Now that's an interesting concept. A digital experience platform where one tool handles two dimensions of your company, instead of just one.
It would be a cost-saver for sure, but my contention would be; at what point is the line drawn? At what point does cost take precedence over market-leading functionality in all areas? How close to "monolithic" do companies dare to get?
Perhaps this is just another example of nothing being black and white. There is room to move in the grey areas, and Prepr wants to stretch its legs.
The Problem with Personalization
When I asked Hanssen about his thoughts on why most brands haven't quite grasped personalization yet, Prepr's Founder was ready with a super detailed answer.

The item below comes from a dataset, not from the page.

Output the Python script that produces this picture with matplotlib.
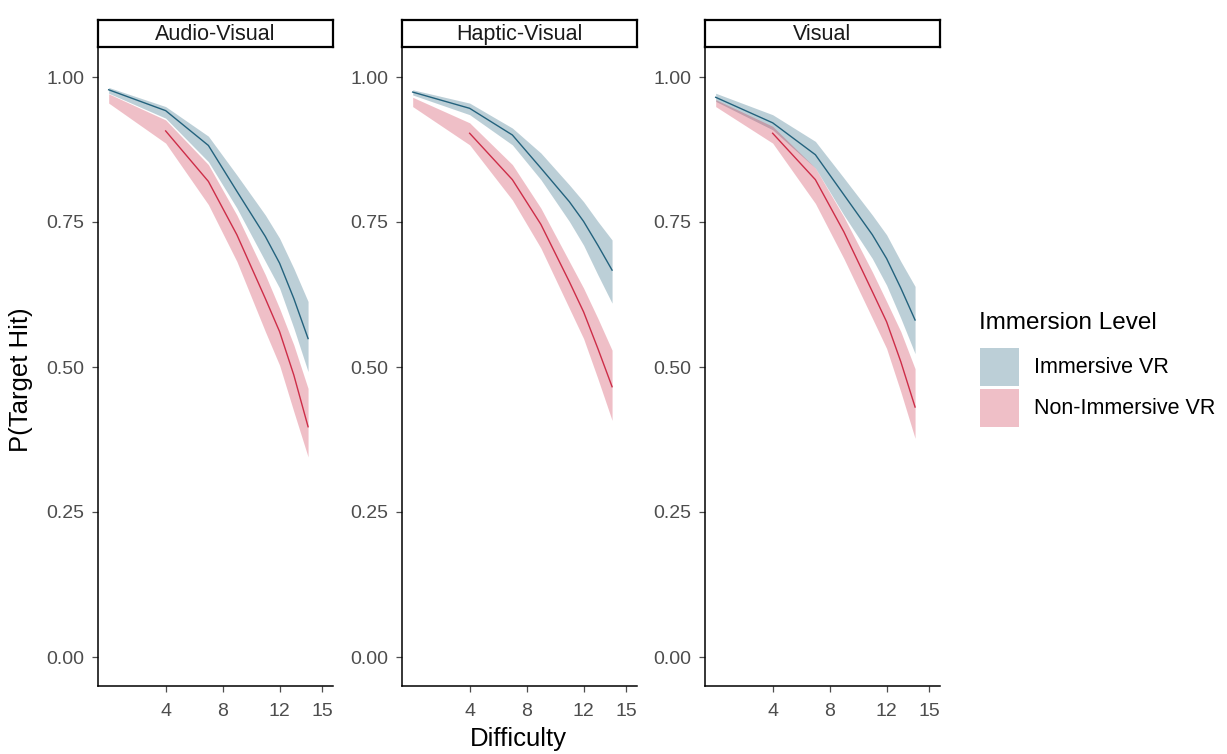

In short, Hanssen sees four recurring problems with enterprise personalization strategies:
- The "Magic bullet" approach
- Starting too soon with personalization
- Unavailable data
- Strategies that are too complex, expensive, and time-consuming.
Hanssen went on to explain each of these four points in great detail.
1. The "Magic bullet" Approach
"Personalization is often discussed very generally, but personalization can mean many different things.
We regularly see companies viewing personalization more as a goal than a means. They then have all kinds of ideas about what they can personalize but have no idea how that contributes to goals like improving engagement and increasing conversions."
2. Starting Too Soon with Personalization
"In line with the previous point, companies sometimes start too soon with personalization.
Before you begin personalizing, your content and data should be in order, and the user experience should be sufficiently optimized. Personalization can then be the ultimate step. But if the basis is not yet in order, it should be taken care of first, for example, with A/B testing and search engine optimization."
3. Unavailable Data
"For personalization, you need two types of data. Content data and customer data. The content must be well structured and enriched, and so must the customer data. Only then can you present exactly the right content to your visitors."
4. Too Complex, Expensive, and Time-consuming
"Until now, you needed a separate personalization engine for personalization. And not only that, the personalization engine should at least be integrated with a headless CMS and customer data platform.
This quickly leads to a complex and expensive tech stack, which is challenging to implement. This leads to a long time to market and even to failed projects."
"Simpler, Cheaper, and Faster" than Best-of-Breed?
Whether you agree with Hanssen's take on best-of-breed strategies or not, there's no denying that Prepr has taken a relatively unique path with its data-driven and personalization-focused outlook.